In this research study, a metamaterial (MTM) based $1\times4$ linear antenna array is designed with an integrated butler matrix (BM) beamforming network (BFN) to execute the switched-beam antenna array (SAA) operation, which can be employed for sub-6 GHz 5G applications. The proposed SAA is designed and simulated using CST microwave studio and then fabricated using FR4 epoxy glass substrate with the thickness ( $h$ ) = 1.6mm and dielectric constant ( $\varepsilon{r}$ ) = 4.3. The MTM-BM BFN has shown excellent performance in both simulated and measured results, having return-loss of below 14 dB and insertion-loss at ports 5-8 to be 7 ± 2dB between the frequency range of 3.2-3.75GHz, respectively.

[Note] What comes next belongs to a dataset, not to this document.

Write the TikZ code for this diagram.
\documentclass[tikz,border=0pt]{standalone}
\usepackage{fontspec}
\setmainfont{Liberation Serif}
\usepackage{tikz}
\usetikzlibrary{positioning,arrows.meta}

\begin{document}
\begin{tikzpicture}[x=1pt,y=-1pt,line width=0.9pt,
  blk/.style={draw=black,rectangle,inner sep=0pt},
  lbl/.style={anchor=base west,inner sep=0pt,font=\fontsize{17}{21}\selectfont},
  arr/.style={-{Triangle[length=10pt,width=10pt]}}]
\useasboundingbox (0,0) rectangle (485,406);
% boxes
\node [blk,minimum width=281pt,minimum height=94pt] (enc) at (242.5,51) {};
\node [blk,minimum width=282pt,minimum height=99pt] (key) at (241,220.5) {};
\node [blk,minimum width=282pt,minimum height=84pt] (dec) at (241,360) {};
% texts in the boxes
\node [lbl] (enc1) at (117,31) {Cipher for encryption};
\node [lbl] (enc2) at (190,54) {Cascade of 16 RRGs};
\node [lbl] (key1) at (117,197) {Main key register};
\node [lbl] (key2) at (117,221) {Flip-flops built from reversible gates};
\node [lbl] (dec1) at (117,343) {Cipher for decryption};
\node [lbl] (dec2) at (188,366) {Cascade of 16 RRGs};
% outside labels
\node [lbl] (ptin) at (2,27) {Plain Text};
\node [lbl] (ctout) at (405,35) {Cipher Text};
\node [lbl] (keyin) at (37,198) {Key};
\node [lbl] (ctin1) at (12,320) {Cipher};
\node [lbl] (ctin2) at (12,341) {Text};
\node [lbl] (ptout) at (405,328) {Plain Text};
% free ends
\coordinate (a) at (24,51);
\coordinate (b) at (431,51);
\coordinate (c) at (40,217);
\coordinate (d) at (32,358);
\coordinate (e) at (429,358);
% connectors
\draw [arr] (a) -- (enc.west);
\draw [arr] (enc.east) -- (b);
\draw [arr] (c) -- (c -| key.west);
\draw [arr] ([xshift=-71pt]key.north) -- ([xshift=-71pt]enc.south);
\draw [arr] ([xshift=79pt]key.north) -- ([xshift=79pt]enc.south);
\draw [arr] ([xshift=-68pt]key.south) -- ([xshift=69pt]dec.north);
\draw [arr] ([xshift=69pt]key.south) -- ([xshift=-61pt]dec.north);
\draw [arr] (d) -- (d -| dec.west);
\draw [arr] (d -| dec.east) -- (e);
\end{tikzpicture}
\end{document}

Moreover, the phase difference between the output ports of the BM is simulated and measured. The $0.5\lambda $ spaced complementary split-ring resonator (CSRR) based antenna array integrated with MTM-BM BFN achieved a measured gain of 4.8-6.1 dB when each input port of BM was excited. The SAA analysis has been performed to identify the variation of gain and grating lobes; the distance between MTM antennas was altered by $0.3\lambda $ , $0.5\lambda $ , and $0.7\lambda $ , respectively. Depending on the BM input ports excitation, the main beam of the SAA is steered in four different directions -40°, -15°, +15°, and +45°, respectively. These radiation pattern studies have shown that the MTM-BM connected with four linear MTM antennas has successfully generated four beams in four different directions, which can be utilized for 5G applications to improve the channel capacity and enhance the transmission quality.